Okay, everyone, I want to say how impressed I am. This blue book that is pictured in the thread...I got it from the library. It is a *huge* book. Coffee table sized, thick and heavy. Quite the tome, really.

I want one. I'll have to wait until I have money, but I bet it would make a good addition to anyone's opera collection.

Thanks for reading my thread.
Scott


----------



## Almaviva (Aug 13, 2010)

hutchscott said:


> Okay, everyone, I want to say how impressed I am. This blue book that is pictured in the thread...I got it from the library. It is a *huge* book. Coffee table sized, thick and heavy. Quite the tome, really.
> 
> I want one. I'll have to wait until I have money, but I bet it would make a good addition to anyone's opera collection.
> 
> ...


You're welcome.
You mean the Opera Composers Works Performers one?
I know, it is huge, isn't it?
I couldn't believe it when the box got delivery to me.
I thought, whoa, why is the Amazon.com box this huge? I just ordered a book! They probably sent me something else by mistake (I was expecting just a regular sized book, by the picture on the Amazon site). Then I opened it and... wow!!!
It's a great book.


----------



## mamascarlatti (Sep 23, 2009)

Almaviva said:


> You're welcome.
> You mean the Opera Composers Works Performers one?
> I know, it is huge, isn't it?
> I couldn't believe it when the box got delivery to me.
> ...


I was so excited when I saw it brand new for about US$30 in a shop here.

The only problem is that you can't quite carry it around in your bag for a little light operatic relief during work lunch breaks,


----------



## FragendeFrau (May 30, 2011)

mamascarlatti said:


> I was so excited when I saw it brand new for about US$30 in a shop here.
> 
> The only problem is that you can't quite carry it around in your bag for a little light operatic relief during work lunch breaks,


Just got mine today, used from amazon.
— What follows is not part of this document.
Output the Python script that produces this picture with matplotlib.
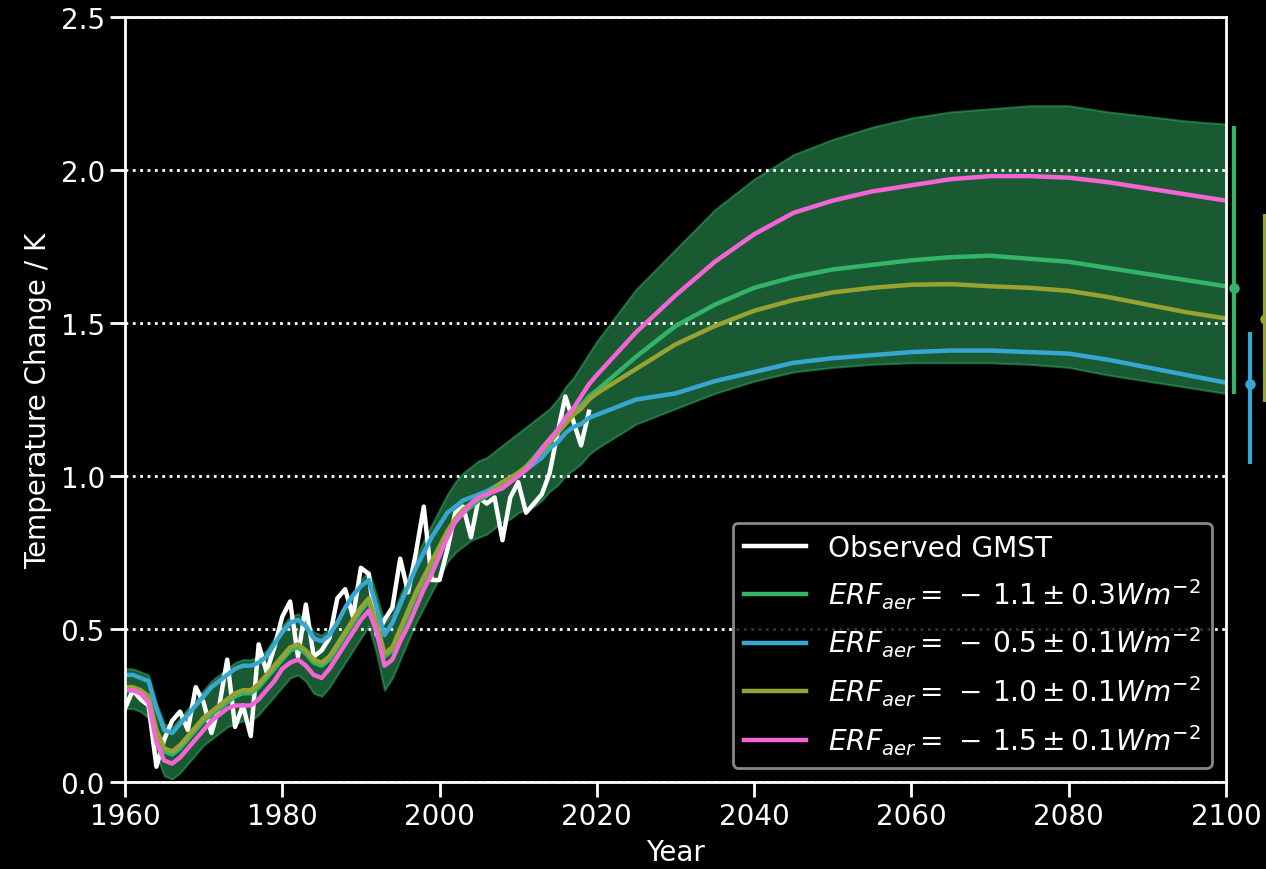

It weighs almost 10.5 lbs! I got it for $13 plus $4 shipping. The dust jacket is a little beaten up but not too bad. Great deal!


----------



## GoneBaroque (Jun 16, 2011)

About three years ago I purchases on EBay a hard cover copy of The Metropolitan Opera Stories of the Great Operas by John W. Freeman, published 1984, to which I refer often. For this 500+ page book I paid $1.00 US plus $3.99 shipping. It has the stories of some 150 Operas plus short biographies of the composers. Nothing on performers but for that price you can't have everything. 

Rob


----------



## DarkAngel (Aug 11, 2010)

*Callas fans you must buy this now " Callas images of a legend"*...........Amazon USA $6 used

This is by far best collection of quality Callas photos I have seen, 260 pages hardcover 13 x 9.5 size, some are a bit grainy enlarged BW photos but many are highest quality BW photo suitable for artwork framing, you will not be dissappointed

A gift from the opera gods, do not anger them..........


----------



## sabrina (Apr 26, 2011)

I have to pay $35.5 at Amazon.ca. The $6 offered on amazon.com does not send over the border. Lucky you!


----------



## DarkAngel (Aug 11, 2010)

sabrina said:


> *I have to pay $35.5 at Amazon.ca*. The $6 offered on amazon.com does not send over the border. Lucky you!


We should eliminate all tariffs and customs paperwork with our good neighbor Canada, someday soon..........


----------



## Almaviva (Aug 13, 2010)

DarkAngel said:


> We should eliminate all tariffs and customs paperwork with our good neighbor Canada, someday soon..........


 Yep, then we can get their oil for a few bucks.:devil:


----------